STORED RECORDS =
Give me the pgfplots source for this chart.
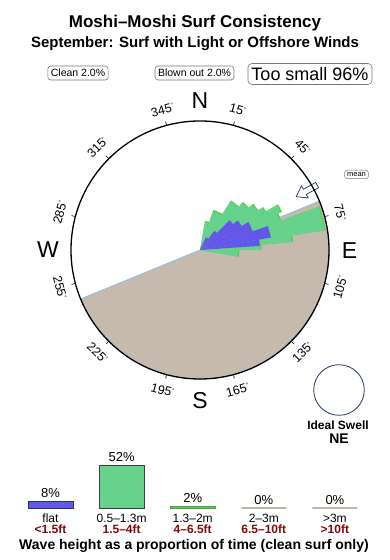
\documentclass[border=0pt]{standalone}
\usepackage{pgfplots}
\pgfplotsset{compat=1.18}
\usepackage{fontspec}
\setmainfont{Liberation Sans}
\newcommand{\fs}[1]{\fontsize{#1}{#1}\selectfont}
\newcommand{\dg}{{\fs{6}\raisebox{4pt}{\textdegree}}}
\definecolor{purp}{RGB}{100,85,235}
\definecolor{grn}{RGB}{102,210,140}
\definecolor{brgrn}{RGB}{90,205,80}
\definecolor{landc}{RGB}{197,186,173}
\definecolor{coast}{RGB}{150,190,230}
\definecolor{dred}{RGB}{130,10,10}
\definecolor{graya}{RGB}{185,180,165}
\definecolor{grayb}{RGB}{200,178,172}
\definecolor{boxg}{RGB}{120,120,120}
\definecolor{navyo}{RGB}{35,55,95}
% wedge: math angle 1, math angle 2, radius (px), colour
\newcommand{\wdg}[4]{\addplot[fill=#4, draw=none, data cs=polar] coordinates {(0,0) (#1,#3) (#2,#3)} -- cycle;}
\newcommand{\tk}[1]{\draw[line width=0.6pt] (axis cs:0,0) ++(#1:129pt) -- ++(#1:4pt);}
\begin{document}
\begin{tikzpicture}
\useasboundingbox (0,0) rectangle (390pt,560pt);
\begin{axis}[at={(0pt,0pt)}, anchor=south west, scale only axis,
  width=390pt, height=560pt, xmin=-200, xmax=190, ymin=-310, ymax=250,
  hide axis, clip=false]
% land (half disc, coast at bearing 67.7 / 247.7)
\addplot[fill=landc, draw=coast, line width=0.8pt, data cs=polar] coordinates {
(0,0) (22.3,129) (15,129) (10,129) (5,129) (0,129) (-5,129) (-10,129) (-15,129)
(-20,129) (-25,129) (-30,129) (-35,129) (-40,129) (-45,129) (-50,129) (-55,129)
(-60,129) (-65,129) (-70,129) (-75,129) (-80,129) (-85,129) (-90,129) (-95,129)
(-100,129) (-105,129) (-110,129) (-115,129) (-120,129) (-125,129) (-130,129)
(-135,129) (-140,129) (-145,129) (-150,129) (-155,129) (-157.7,129)} -- cycle;
% 1.3-2m rim
\wdg{80}{71.5}{29.5}{brgrn}
\wdg{71.5}{58}{42.5}{brgrn}
\wdg{58}{48.2}{58.5}{brgrn}
\wdg{48.2}{41}{64.5}{brgrn}
\wdg{41}{34.1}{70.5}{brgrn}
\wdg{34.1}{30.3}{76.5}{brgrn}
\wdg{30.3}{25}{90.5}{brgrn}
\wdg{25}{20}{86.5}{brgrn}
\wdg{20}{9}{127.5}{brgrn}
\wdg{9}{5}{93.5}{brgrn}
\wdg{5}{0}{61.5}{brgrn}
\wdg{0}{-10}{39.5}{brgrn}
% 0.5-1.3m
\wdg{80}{71.5}{28}{grn}
\wdg{71.5}{58}{41}{grn}
\wdg{58}{48.2}{57}{grn}
\wdg{48.2}{41}{63}{grn}
\wdg{41}{34.1}{69}{grn}
\wdg{34.1}{30.3}{75}{grn}
\wdg{30.3}{25}{89}{grn}
\wdg{25}{20}{85}{grn}
\wdg{20}{9}{126.5}{grn}
\wdg{9}{5}{92}{grn}
\wdg{5}{0}{60}{grn}
\wdg{0}{-10}{38}{grn}
% flat
\wdg{65}{53}{14}{purp}
\wdg{53}{45}{24}{purp}
\wdg{45}{38}{42}{purp}
\wdg{38}{30}{48}{purp}
\wdg{30}{19.4}{56}{purp}
\wdg{19.4}{10}{72}{purp}
\wdg{10}{4}{60}{purp}
% mean arrow (bearing 61)
\addplot[fill=white, draw=navyo, line width=0.7pt, data cs=polar] coordinates {
(29,110) (32.3,120) (30.4,120) (30.3,134) (27.7,134) (27.6,120) (25.7,120)} -- cycle;
% compass circle and ticks
\draw[line width=1.3pt] (axis cs:0,0) circle[radius=129pt];
\tk{75}\tk{45}\tk{15}\tk{-15}\tk{-45}\tk{-75}\tk{-105}\tk{-135}\tk{-165}\tk{165}\tk{135}\tk{105}
% degree labels
\path (axis cs:0,0) ++(75:145pt) node[rotate=-15]{\fs{12.5}15\dg};
\path (axis cs:0,0) ++(45:145pt) node[rotate=-45]{\fs{12.5}45\dg};
\path (axis cs:0,0) ++(15:145pt) node[rotate=-75]{\fs{12.5}75\dg};
\path (axis cs:0,0) ++(-15:145pt) node[rotate=75]{\fs{12.5}105\dg};
\path (axis cs:0,0) ++(-45:145pt) node[rotate=45]{\fs{12.5}135\dg};
\path (axis cs:0,0) ++(-75:145pt) node[rotate=15]{\fs{12.5}165\dg};
\path (axis cs:0,0) ++(-105:145pt) node[rotate=-15]{\fs{12.5}195\dg};
\path (axis cs:0,0) ++(-135:145pt) node[rotate=-45]{\fs{12.5}225\dg};
\path (axis cs:0,0) ++(-165:145pt) node[rotate=-75]{\fs{12.5}255\dg};
\path (axis cs:0,0) ++(165:145pt) node[rotate=75]{\fs{12.5}285\dg};
\path (axis cs:0,0) ++(135:145pt) node[rotate=45]{\fs{12.5}315\dg};
\path (axis cs:0,0) ++(105:145pt) node[rotate=15]{\fs{12.5}345\dg};
% cardinal letters
\node at (axis cs:0,149) {\fs{23}N};
\node at (axis cs:149.5,-1) {\fs{23}E};
\node at (axis cs:0,-151) {\fs{23}S};
\node at (axis cs:-152,0) {\fs{23}W};
% titles
\node[anchor=base] at (axis cs:-5,222) {\fs{17}\bfseries Moshi--Moshi Surf Consistency};
\node[anchor=base] at (axis cs:-5,202.3) {\fs{15}\bfseries September: Surf with Light or Offshore Winds};
% boxes
\node[draw=boxg, rounded corners=3pt, inner xsep=3pt, inner ysep=0pt, minimum height=14pt, line width=0.6pt] at (axis cs:-122,177) {\fs{10.5}Clean 2.0\%};
\node[draw=boxg, rounded corners=3pt, inner xsep=3pt, inner ysep=0pt, minimum height=14pt, line width=0.6pt] at (axis cs:-5.5,177) {\fs{10.5}Blown out 2.0\%};
\node[draw=boxg, rounded corners=4pt, inner xsep=3.5pt, inner ysep=0pt, minimum height=21pt, line width=0.6pt] at (axis cs:110,176) {\fs{18}Too small 96\%};
\node[draw=boxg, rounded corners=2.5pt, inner xsep=2.5pt, inner ysep=0pt, minimum height=8.5pt, line width=0.5pt] at (axis cs:156.5,75.5) {\fs{7.5}mean};
% ideal swell
\draw[navyo, line width=0.8pt] (axis cs:139,-140) circle[radius=25.3pt];
\node[anchor=base] at (axis cs:138,-180) {\fs{12}\bfseries Ideal Swell};
\node[anchor=base] at (axis cs:139,-193.3) {\fs{14}\bfseries NE};
% caption
\node[anchor=base] at (axis cs:-6,-300) {\fs{14}\bfseries Wave height as a proportion of time (clean surf only)};
\end{axis}
% legend bars
\begin{axis}[at={(14.95pt,52pt)}, anchor=south west, scale only axis,
  width=355.5pt, height=48.6pt, xmin=-0.5, xmax=4.5, ymin=0, ymax=60,
  hide axis, clip=false]
\addplot[ybar, bar width=45pt, bar shift=0pt, fill=purp, draw=navyo, line width=0.8pt] coordinates {(0,8)};
\addplot[ybar, bar width=45pt, bar shift=0pt, fill=grn, draw=black!75, line width=0.8pt] coordinates {(1,52)};
\addplot[ybar, bar width=45pt, bar shift=0pt, fill=brgrn, draw=brgrn!80!black, line width=0.6pt] coordinates {(2,2)};
\addplot[ybar, bar width=45pt, bar shift=0pt, fill=graya, draw=graya, line width=1.2pt] coordinates {(3,0)};
\addplot[ybar, bar width=45pt, bar shift=0pt, fill=grayb, draw=grayb, line width=1.2pt] coordinates {(4,0)};
\node[anchor=base, yshift=4pt] at (axis cs:0,8) {\fs{13}8\%};
\node[anchor=base, yshift=4pt] at (axis cs:1,52) {\fs{13}52\%};
\node[anchor=base, yshift=4pt] at (axis cs:2,2) {\fs{13}2\%};
\node[anchor=base, yshift=4pt] at (axis cs:3,0) {\fs{13}0\%};
\node[anchor=base, yshift=4pt] at (axis cs:4,0) {\fs{13}0\%};
\node[anchor=base, yshift=-14pt] at (axis cs:0,0) {\fs{12}flat};
\node[anchor=base, yshift=-14pt] at (axis cs:1,0) {\fs{12}0.5--1.3m};
\node[anchor=base, yshift=-14pt] at (axis cs:2,0) {\fs{12}1.3--2m};
\node[anchor=base, yshift=-14pt] at (axis cs:3,0) {\fs{12}2--3m};
\node[anchor=base, yshift=-14pt] at (axis cs:4,0) {\fs{12}>3m};
\node[anchor=base, yshift=-25pt, text=dred] at (axis cs:0,0) {\fs{12}\bfseries <1.5ft};
\node[anchor=base, yshift=-25pt, text=dred] at (axis cs:1,0) {\fs{12}\bfseries 1.5--4ft};
\node[anchor=base, yshift=-25pt, text=dred] at (axis cs:2,0) {\fs{12}\bfseries 4--6.5ft};
\node[anchor=base, yshift=-25pt, text=dred] at (axis cs:3,0) {\fs{12}\bfseries 6.5--10ft};
\node[anchor=base, yshift=-25pt, text=dred] at (axis cs:4,0) {\fs{12}\bfseries >10ft};
\end{axis}
\end{tikzpicture}
\end{document}
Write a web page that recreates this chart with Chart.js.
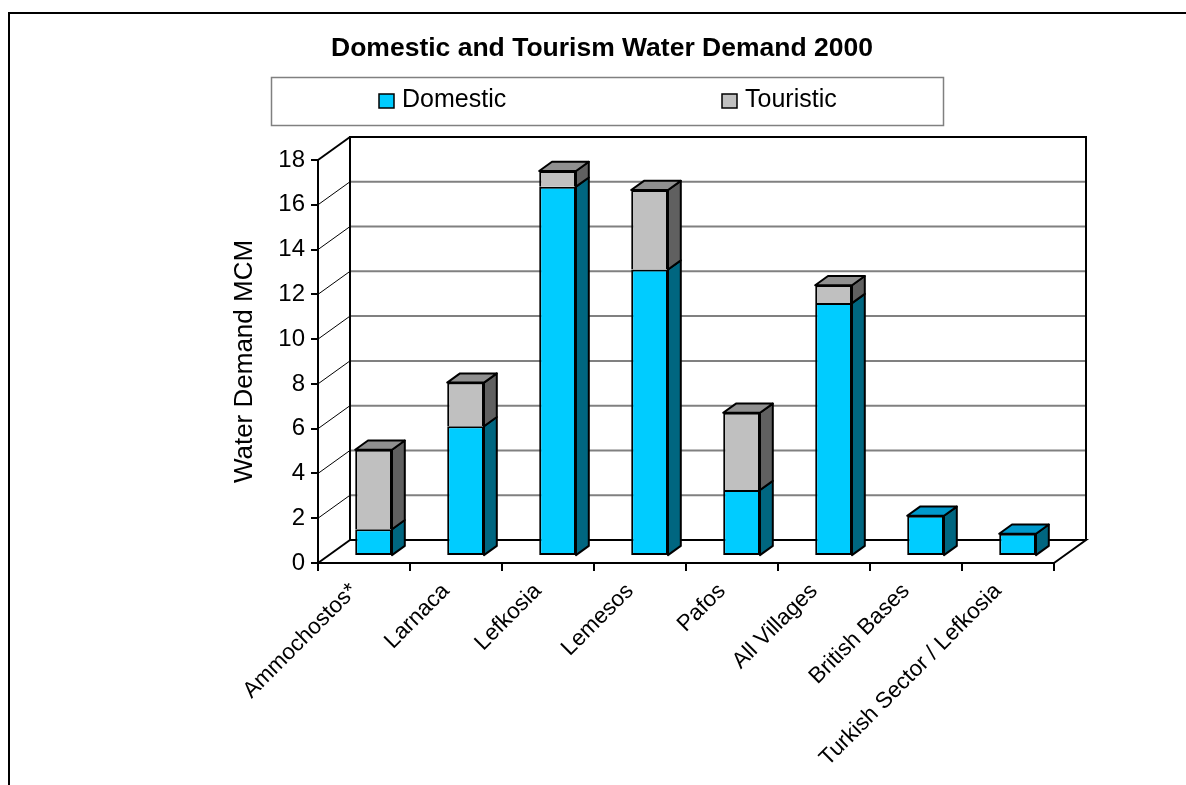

GIVEN PROBLEM =
Copy in full each line that holds the word "chart".

RESULT OF THE TASK =
Give me the pgfplots source for this chart.
Write a web page that recreates this chart with Chart.js.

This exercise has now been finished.